Eric Dufour, directeur du groupe scolaire, a souligné que son établissement avait continué d'obtenir "des résultats brillants dans la tempête, dans une tempête absolue.Je pense qu'aucun établissement n'avait eu à vivre ça en France", a-t-il estimé.

Le ministère de l'Education nationale se réserve la possibilité de faire appel "après analyse approfondie du jugement", estimant dans un communiqué que "les griefs qui sont reprochés au lycée Averroès ont rompu la confiance entre les pouvoirs publics et l'établissement".

"Au vu de la gravité des faits mis en lumière lors de la procédure, je souhaite que l'Etat fasse appel", a réagi sur X Xavier Bertrand, le président (LR) de la région Hauts-de-France. 

Averroès, fondé en 2003 et qui s'est distingué par d'excellents résultats scolaires, était jusqu'en septembre 2024 le principal lycée musulman sous contrat de France.

Le 7 décembre 2023, le préfet du Nord avait mis fin à ce contrat, privant l'établissement de subventions publiques depuis la rentrée 2024.

Pour survivre, Averroès a doublé ses frais de scolarité et lancé une cagnotte en ligne.Mais il a perdu de nombreux élèves, passant de 470 lycéens à 290, qui ont dû préparer le bac en candidats libres.
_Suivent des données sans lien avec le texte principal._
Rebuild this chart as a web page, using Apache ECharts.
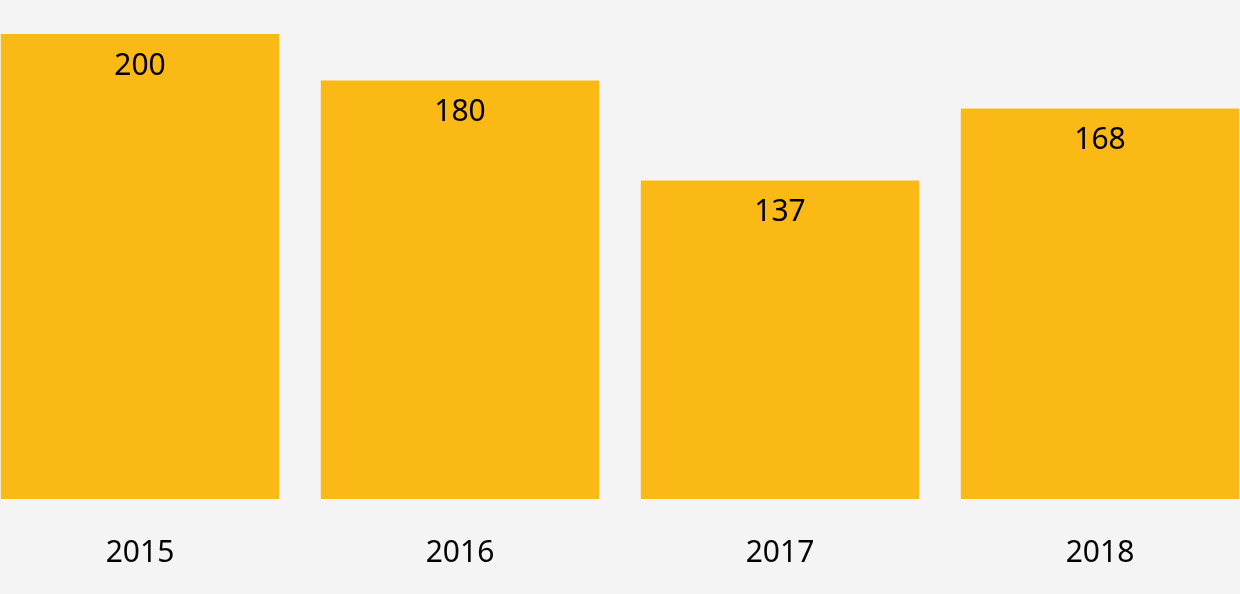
<!DOCTYPE html>
<html>
<head>
<meta charset="utf-8">
<script src="https://cdn.jsdelivr.net/npm/echarts@6/dist/echarts.min.js"></script>
<style>
  html, body { margin: 0; padding: 0; background: #f4f4f4; overflow: hidden; }
  /* plot runs a bit past both edges, as in the reference */
  #chart { width: 1280px; height: 594px; margin-left: -20px; }
</style>
</head>
<body>
<div id="chart"></div>
<script>
const years = ['2015', '2016', '2017', '2018']
const values = [200, 180, 137, 168]

const chart = echarts.init(document.getElementById('chart'))
chart.setOption({
  backgroundColor: '#f4f4f4',
  animation: false,
  grid: { left: 0, right: 0, top: 34, bottom: 95 },
  xAxis: {
    type: 'category',
    data: years,
    axisLine: { show: false },
    axisTick: { show: false },
    axisLabel: {
      margin: 39,
      fontFamily: 'Noto Sans',
      fontSize: 30,
      color: '#000'
    }
  },
  yAxis: {
    type: 'value',
    min: 0,
    max: 200,
    show: false,
    splitLine: { show: false }
  },
  series: [
    {
      type: 'bar',
      data: values,
      barCategoryGap: '13%',
      itemStyle: { color: '#fbb916' },
      label: {
        show: true,
        position: 'insideTop',
        distance: 17,
        fontFamily: 'Noto Sans',
        fontSize: 30,
        color: '#000'
      }
    }
  ]
})
</script>
</body>
</html>
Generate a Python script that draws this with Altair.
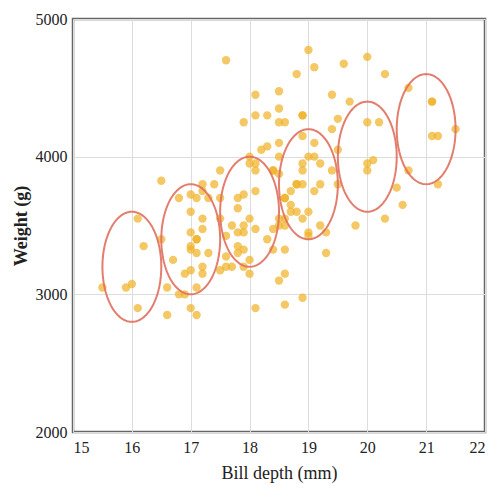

L'établissement a chiffré à plus d'un million d'euros par an le coût des salaires des enseignants auparavant pris en charge par l'Etat, et à 300.000 euros le forfait d'externat alors versé pour chaque année scolaire, dû par la région, laquelle n'a pas l'intention de reprendre ce paiement avant un jugement définitif.

La décision du tribunal "démontre que le traitement aussi exceptionnel que brutal réservé à l'établissement privé musulman par le préfet du Nord était infondé et discriminatoire", a réagi le député La France insoumise (LFI) du Val-d'Oise Paul Vannier sur X.

- "Désaveu sévère" -

"Je respecte la justice administrative", a affirmé le Premier ministre François Bayrou, tout en indiquant qu'il chercherait "le meilleur équilibre possible" dans les semaines à venir pour "éviter qu'il n'y ait des dérives" et qu'en même temps "le droit soit respecté".

Entendu le 9 avril par la commission d'enquête parlementaire sur le contrôle des établissements scolaires par l'État, Georges-François Leclerc, ancien préfet du Nord qui avait décidé de résilier le contrat, avait assuré qu'il disposait alors d'éléments "suffisamment tangibles pour considérer que les élèves étaient en danger" au sein d'Averroès.

Sa décision reposait notamment sur la mention, dans la bibliographie d'un cours d'éthique musulmane, d'un recueil de textes religieux contenant des commentaires prônant la peine de mort en cas d'apostasie ainsi que la ségrégation des sexes.

Un livre qui n'a jamais été présent au sein de l'établissement, assurent les responsables d'Averroès.

Cette décision intervient alors que le groupe scolaire Al-Kindi, près de Lyon, où se trouvait le seul autre lycée musulman sous contrat, a vu ce contrat suspendu à partir de la rentrée prochaine, ce qu'il conteste en justice.

La décision lilloise constitue "un désaveu sévère pour le ministère de l'Intérieur" et "une leçon de droit pour des politiques qui, toute honte bue, font du rejet de la différence (...) leur fond de commerce", a réagi un fondateur d'Al-Kindi, Hakim Chergui. 

La bataille juridique n'est pas terminée pour Averroès.Les avocats du groupe scolaire ont saisi la justice concernant le refus par la préfecture d'accorder un contrat au collège, alors que l'établissement remplit "toutes les conditions" selon M. Dufour.